Doğal Hukuk, Doğal Hegemonya ve Demokrasi

Doğal Hukuk Versus Demokratik Hukuk

İnsan hakları doğal hukukçu-evrenselci düşünme tarzından meşruluğunu almaktaydı. Doğal özgürlükçü tanıtlama doğa, tanrı, akıl gibi görünümler aracılığıyla insanda hak doğumuna aracılık etmeyi amaçlamaktadır. Doğal hukuka göre insan kendi doğası gereği ve kendi aklıyla kavrayabileceği vazgeçilmez, devredilemez haklara sahiptir. Doğallıkla kutsanmış insan hakları doğuştan, insanın insan olmak bakımından sahip olduğu ve dolayısıyla özel olarak belli bir toplumsal bağlama içkin olmayan, başka ödev ve haklara karşı mutlak ve evrensel üstünlüğü olan haklardı (Freeden, 1991: 27; Öktem, 2001: 79; Cranston, 1999: 312). İnsan haklarına mimlenmiş “vazgeçilmez-devredilmez” ibaresi ise bir kimsenin bu haklardan yararlanmayı reddedemeyeceği anlamında değil, fakat bu hakların kaybının ahlaki olarak olanaksız olması anlamında bir kapsayıcı zorlayıcılığı ifade ediyordu. Doğal hak ya da bugünün terminolojisi üzerinden yeniden formüle edersek insan hakkı bu haklarının kaybedilmesi halinde insan için değerli bir hayatın mümkün olamayacağı ön yargısını anlatır (Donnelly, 1995: 173). Bu ön yargı ise kendini insanlık onuru gibi metafizik bir kavramlaştırma üzerinden açar. Popüler yoruma göre insan haklarının kaynağı insan doğası, daha doğrusu insanın iyi doğasıydı. Bu varsayılan iyi doğa kendini onurlu bir hayat yaşama özlemi ile dışa vuruyordu. İnsanlık onuru insan doğasını görünür kılan psikolojik etmen olduğu kadar, insan haklarının muhafaza ettiği nihai değerdi. Demek ki insan hakları en başından beri somut insandan çok soyut insanı, insanın otantik özünü koruyan, koruduğunu iddia eden bir nosyondu (Kuçuradi, 2001: 49; Erdoğan, 1999: 165-173; Donnelly, 1995: 13-9). İnsana karşı insanlık onuru ile insan hakları arasındaki bu kuramsal ittifak o derece kesindi ki, bazı yorumculara göre insan hakları olmadan insanlık onuru denilen insanın o iyi yüzünün ortaya çıkması bile olanaksızdı (Mercier, 1996: 15).

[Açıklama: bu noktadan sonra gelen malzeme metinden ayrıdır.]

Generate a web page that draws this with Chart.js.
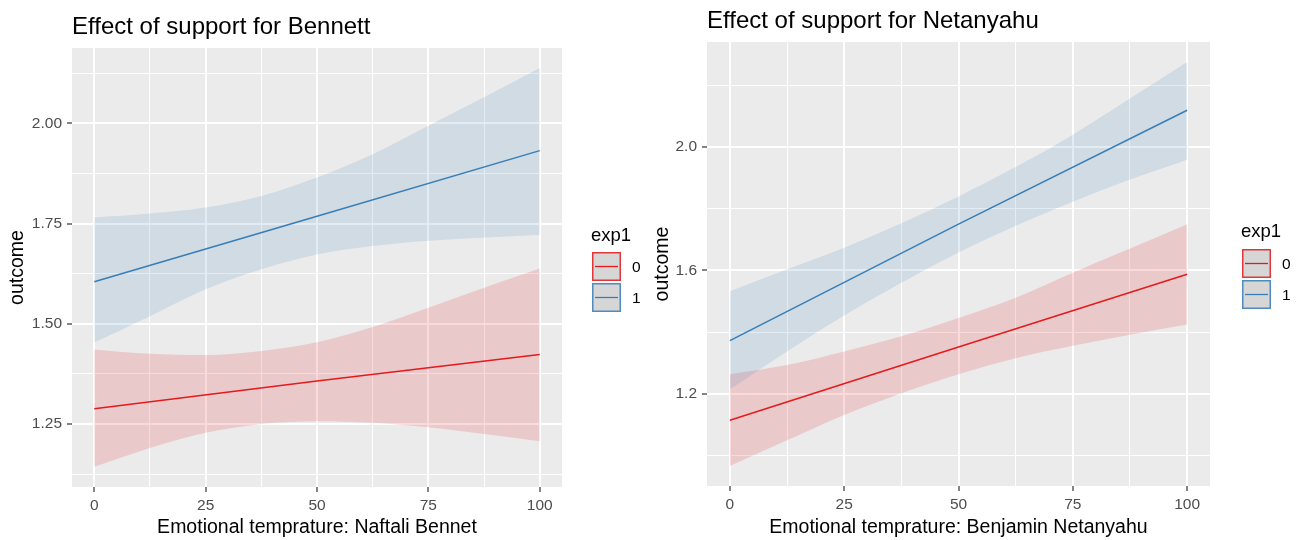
<!DOCTYPE html>
<html>
<head>
<meta charset="utf-8">
<script src="https://cdn.jsdelivr.net/npm/chart.js@4.4.0/dist/chart.umd.min.js"></script>
<style>
html, body { margin: 0; padding: 0; background: #ffffff; width: 1303px; height: 540px; overflow: hidden; }
.panel { position: absolute; top: 0; height: 540px; }
canvas { display: block; }
</style>
</head>
<body>
<div class="panel" style="left:0px;width:650px;"><canvas id="bennett" width="650" height="540" style="width:650px;height:540px"></canvas></div>
<div class="panel" style="left:650px;width:653px;"><canvas id="netanyahu" width="653" height="540" style="width:653px;height:540px"></canvas></div>
<script>
// ---------- data ----------
const groupLabels = ['0', '1'];
const legendTitle = 'exp1';

// x positions where the confidence bands were read (grid lines)
const bandX = [0, 12.5, 25, 37.5, 50, 62.5, 75, 87.5, 100];
// x positions where the fitted lines were read
const lineX = [0, 50, 100];

// x axis ticks
const xTicks = [0, 12.5, 25, 37.5, 50, 62.5, 75, 87.5, 100];
const xMajorTicks = [0, 25, 50, 75, 100];
const xTickLabels = ['0', '25', '50', '75', '100'];

// Panel 1: Bennett
const bennettTitle = 'Effect of support for Bennett';
const bennettXTitle = 'Emotional temprature: Naftali Bennet';
const bennettYTicks = [1.125, 1.25, 1.375, 1.5, 1.625, 1.75, 1.875, 2.0, 2.125];
const bennettYMajor = [1.25, 1.5, 1.75, 2.0];
const bennettYLabels = ['1.25', '1.50', '1.75', '2.00'];
const bennettUpper0 = [1.436, 1.425, 1.422, 1.432, 1.454, 1.492, 1.540, 1.590, 1.638];
const bennettLower0 = [1.143, 1.190, 1.228, 1.250, 1.257, 1.253, 1.242, 1.225, 1.207];
const bennettUpper1 = [1.765, 1.775, 1.790, 1.819, 1.865, 1.923, 1.994, 2.065, 2.138];
const bennettLower1 = [1.453, 1.519, 1.586, 1.636, 1.673, 1.694, 1.707, 1.715, 1.722];
const bennettLine0 = [1.288, 1.357, 1.423];
const bennettLine1 = [1.605, 1.768, 1.932];

// Panel 2: Netanyahu
const netanyahuTitle = 'Effect of support for Netanyahu';
const netanyahuXTitle = 'Emotional temprature: Benjamin Netanyahu';
const netanyahuYTicks = [1.0, 1.2, 1.4, 1.6, 1.8, 2.0, 2.2];
const netanyahuYMajor = [1.2, 1.6, 2.0];
const netanyahuYLabels = ['1.2', '1.6', '2.0'];
const netanyahuUpper0 = [1.264, 1.294, 1.338, 1.387, 1.446, 1.512, 1.593, 1.671, 1.750];
const netanyahuLower0 = [0.967, 1.050, 1.132, 1.202, 1.264, 1.316, 1.356, 1.392, 1.425];
const netanyahuUpper1 = [1.533, 1.604, 1.674, 1.753, 1.840, 1.935, 2.040, 2.157, 2.275];
const netanyahuLower1 = [1.215, 1.338, 1.454, 1.560, 1.658, 1.745, 1.823, 1.895, 1.959];
const netanyahuLine0 = [1.115, 1.352, 1.588];
const netanyahuLine1 = [1.373, 1.750, 2.119];

// ---------- styles ----------
const FONT = "'Liberation Sans', Arial, Helvetica, sans-serif";
const TICK_GREY = '#4D4D4D';
const PANEL_BG = '#EBEBEB';
const lineColors = ['#E41A1C', '#377EB8'];
const bandColors = ['rgba(228,26,28,0.16)', 'rgba(55,126,184,0.15)'];

function pts(xs, ys) { return xs.map((x, i) => ({ x: x, y: ys[i] })); }

function bandStyle(g) {
  return { borderWidth: 0, borderColor: 'rgba(0,0,0,0)', backgroundColor: bandColors[g],
           pointRadius: 0, cubicInterpolationMode: 'monotone' };
}
function lineStyle(g) {
  return { borderWidth: 1.5, borderColor: lineColors[g], backgroundColor: lineColors[g],
           pointRadius: 0, fill: false, tension: 0 };
}

const ggPlugin = {
  id: 'gg',
  beforeDraw(chart) {
    const { ctx, chartArea: a } = chart;
    ctx.save();
    ctx.fillStyle = PANEL_BG;
    ctx.fillRect(a.left, a.top, a.right - a.left, a.bottom - a.top);
    ctx.restore();
  },
  afterDraw(chart, args, o) {
    const ctx = chart.ctx;
    ctx.save();
    ctx.textAlign = 'left';
    ctx.textBaseline = 'alphabetic';
    ctx.fillStyle = '#000000';
    ctx.font = '18.5px ' + FONT;
    ctx.fillText(legendTitle, o.x - 1, o.titleBaseline);
    groupLabels.forEach((lab, i) => {
      const top = o.keyTop + i * o.keyStep;
      ctx.fillStyle = '#D6D6D6';
      ctx.fillRect(o.x, top, 29, 29);
      ctx.strokeStyle = lineColors[i];
      ctx.globalAlpha = 0.85;
      ctx.lineWidth = 1.5;
      ctx.strokeRect(o.x + 0.75, top + 0.75, 27.5, 27.5);
      ctx.globalAlpha = 1;
      ctx.lineWidth = 1.3;
      ctx.beginPath();
      ctx.moveTo(o.x + 3, top + 14.5);
      ctx.lineTo(o.x + 26, top + 14.5);
      ctx.stroke();
      ctx.fillStyle = '#000000';
      ctx.font = '15.5px ' + FONT;
      ctx.textBaseline = 'middle';
      ctx.fillText(lab, o.x + 40, top + 16);
      ctx.textBaseline = 'alphabetic';
    });
    ctx.restore();
  }
};

function makeChart(id, p) {
  const datasets = [
    Object.assign({ data: pts(bandX, p.upper0), fill: 1, order: 3 }, bandStyle(0)),
    Object.assign({ data: pts(bandX, p.lower0), fill: false, order: 3 }, bandStyle(0)),
    Object.assign({ data: pts(bandX, p.upper1), fill: 3, order: 2 }, bandStyle(1)),
    Object.assign({ data: pts(bandX, p.lower1), fill: false, order: 2 }, bandStyle(1)),
    Object.assign({ data: pts(lineX, p.line0), order: 1 }, lineStyle(0)),
    Object.assign({ data: pts(lineX, p.line1), order: 0 }, lineStyle(1))
  ];
  return new Chart(document.getElementById(id), {
    type: 'line',
    data: { datasets: datasets },
    plugins: [ggPlugin],
    options: {
      responsive: false,
      animation: false,
      devicePixelRatio: 1,
      layout: { padding: { left: 0, top: 0, right: p.padRight, bottom: 0 } },
      plugins: {
        legend: { display: false },
        tooltip: { enabled: false },
        title: {
          display: true, text: p.title, align: 'start', fullSize: false,
          color: '#000000', font: { family: FONT, size: 24, weight: 'normal' },
          padding: { top: p.titlePadTop, bottom: p.titlePadBottom }
        },
        gg: p.legend
      },
      scales: {
        x: {
          type: 'linear', min: -5, max: 105,
          afterBuildTicks: s => { s.ticks = xTicks.map(v => ({ value: v })); },
          afterFit: s => { s.height = p.xAxisHeight; },
          ticks: {
            autoSkip: false, maxRotation: 0, minRotation: 0, padding: 4,
            color: TICK_GREY, font: { family: FONT, size: 15.5 },
            callback: v => { const k = xMajorTicks.indexOf(v); return k >= 0 ? xTickLabels[k] : ''; }
          },
          grid: {
            color: '#FFFFFF',
            lineWidth: c => (c.tick && xMajorTicks.includes(c.tick.value)) ? 2 : 1,
            drawTicks: true, tickLength: 5, tickWidth: 1.2,
            tickColor: c => (c.tick && xMajorTicks.includes(c.tick.value)) ? '#333333' : 'rgba(0,0,0,0)'
          },
          border: { display: false },
          title: { display: true, text: p.xTitle, color: '#000000', font: { family: FONT, size: 19.5 }, padding: { top: 0, bottom: 1 } }
        },
        y: {
          type: 'linear', min: p.yMin, max: p.yMax,
          afterBuildTicks: s => { s.ticks = p.yTicks.map(v => ({ value: v })); },
          afterFit: s => { s.width = p.yAxisWidth; },
          ticks: {
            autoSkip: false, padding: 5,
            color: TICK_GREY, font: { family: FONT, size: 15.5 },
            callback: v => { const k = p.yMajor.indexOf(v); return k >= 0 ? p.yLabels[k] : ''; }
          },
          grid: {
            color: '#FFFFFF',
            lineWidth: c => (c.tick && p.yMajor.includes(c.tick.value)) ? 2 : 1,
            drawTicks: true, tickLength: 5, tickWidth: 1.2,
            tickColor: c => (c.tick && p.yMajor.includes(c.tick.value)) ? '#333333' : 'rgba(0,0,0,0)'
          },
          border: { display: false },
          title: { display: true, text: 'outcome', color: '#000000', font: { family: FONT, size: 19.5 }, padding: { top: p.yTitlePad, bottom: 0 } }
        }
      }
    }
  });
}

makeChart('bennett', {
  title: bennettTitle, xTitle: bennettXTitle,
  yTicks: bennettYTicks, yMajor: bennettYMajor, yLabels: bennettYLabels,
  yMin: 1.0927, yMax: 2.188,
  upper0: bennettUpper0, lower0: bennettLower0, upper1: bennettUpper1, lower1: bennettLower1,
  line0: bennettLine0, line1: bennettLine1,
  padRight: 88, xAxisHeight: 53, yAxisWidth: 72, yTitlePad: 5.5,
  titlePadTop: 13.0, titlePadBottom: 6.2,
  legend: { x: 592, titleBaseline: 241, keyTop: 252, keyStep: 31 }
});

makeChart('netanyahu', {
  title: netanyahuTitle, xTitle: netanyahuXTitle,
  yTicks: netanyahuYTicks, yMajor: netanyahuYMajor, yLabels: netanyahuYLabels,
  yMin: 0.902, yMax: 2.340,
  upper0: netanyahuUpper0, lower0: netanyahuLower0, upper1: netanyahuUpper1, lower1: netanyahuLower1,
  line0: netanyahuLine0, line1: netanyahuLine1,
  padRight: 93, xAxisHeight: 54, yAxisWidth: 57, yTitlePad: 0.5,
  titlePadTop: 7.3, titlePadBottom: 5.9,
  legend: { x: 592, titleBaseline: 237, keyTop: 249, keyStep: 31 }
});
</script>
</body>
</html>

İnsan doğası ya da insanlık onuru üzerine inşa edilmiş insan haklarına yönelik ilk ciddi eleştiri seti bu kavramlaştırmanın kendini meşrulaştırma biçimine yönelik olacaktır. İnsan doğası kavramı aslında çoktan arkaik hale gelmiş töz kavramının devamı niteliğindedir. İnsanların doğaları değil, özellikleri vardır. Bu özellikler de kişinin ne yapması gerektiğini değil, neler yapabileceğini belirler (Macdonald, 1992: 30-1). Kaldı ki insan için insan doğası olsa dahi bu doğanın neden iyiliği içerip de kötülüğü içermediği sorusu yanıtsız kalır. Mesela insan hakları listesinin başında yer alan yaşama hakkının neden bir insan hakkı olduğu anlaşılamaz. Yani yaşamak insanın doğasına uygundur da ölmek uygun değil midir? Ama şu aşama bizi ilgilendiren insana neyin yakıştığı konusunda kışkırtıcı bir tartışmaya girişmek değil, insan haklarının insan doğasına dayandırılmasının yarattığı sorunları irdelemektir. Ama önce bir parantez açarak insanlık onuruyla da hesaplaşmamız gerekir. İnsan doğası bir tabular rasadır (Fromm, 1995: 36-8). İnsanlık onuru kavramını insan doğası yerine ikame ettiğimizde de bu boş levha dolmuş sayılmaz. Onur kişinin kendine duyduğu saygıdır. Kişinin kendisine duyduğu saygının nerede başlayıp nerede bittiği tam olarak bilinmediğinden insan doğası yerine insanlık onurunun konulması belirsizliği ortadan kaldırmaz (Akal, 2000: 16-7). Peki, insan doğası ya da insan onuruna dayalı hak anlayışı beraberinde neler getirir?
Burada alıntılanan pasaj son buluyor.